芸能マネージャーとして奮闘する熊谷修宏氏が、これまで20年間の実体験を基に原作を担う本作。連載第2弾は、スカウトの悲哀が題材です。熊谷氏は次のように、作品の背景を語りました。
明治大学時代にお世話になったHさんからは、芸能マネージャーには3つの仕事がある、と教わりました。タレントをスカウトすること、育てること、お金にすること、です。お金にするとは、ドラマ出演やCMなどの仕事を、営業で取ってくることです。学生時代からタレントをスカウトしていましたが、育てること、お金にすることもやりたい、と考えていて、会社員時代も情熱は衰えませんでした。
大手メーカーを2年で退職し、Hさんの口利きでTさんの芸能プロダクションで働くことになりました。そこで気付いたのは、スカウトすることと、お金にすることは似ているということでした。どちらも自ら積極的に動いて、信頼されなければなりません。そういう意味でもスカウトは芸能マネージャーにとって大きな仕事なわけです。鉄則を2つ紹介します。「決して背後から声をかけない」これは相手を驚かせないようにするためです。「声をかけるより先に会社の名刺を見せる」人は活字の方に興味を示します。口から出る言葉はウソが多い、と考えるからでしょうか。

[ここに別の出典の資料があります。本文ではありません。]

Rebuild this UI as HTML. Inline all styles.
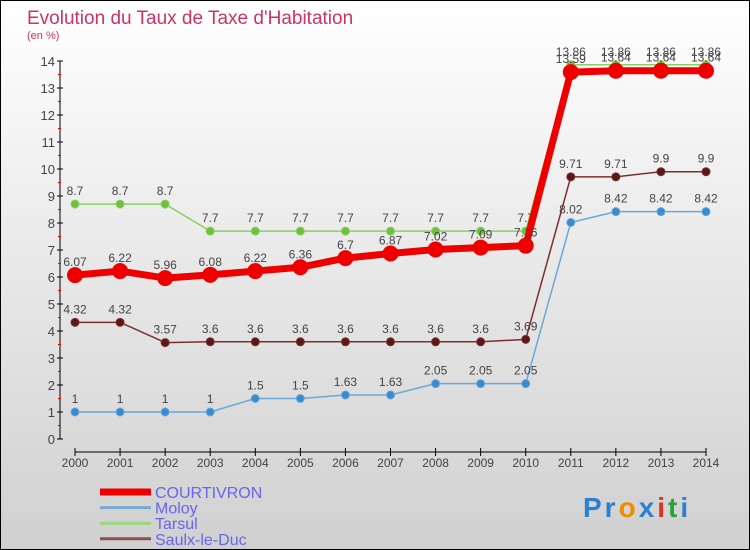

出向く先は昔も今も原宿と表参道です。最初からスカウトされるつもりの女性が集まってくる中で、何十枚も芸能プロダクションの名刺をコレクションしている猛者もいました。ある時、私の名刺を一目見て「何系?」と冷たい視線であしらわれた時は驚きました。お水系という意味なのか、もう芸能界の系列を熟知している人なのか、と思わずひるんでしまいました。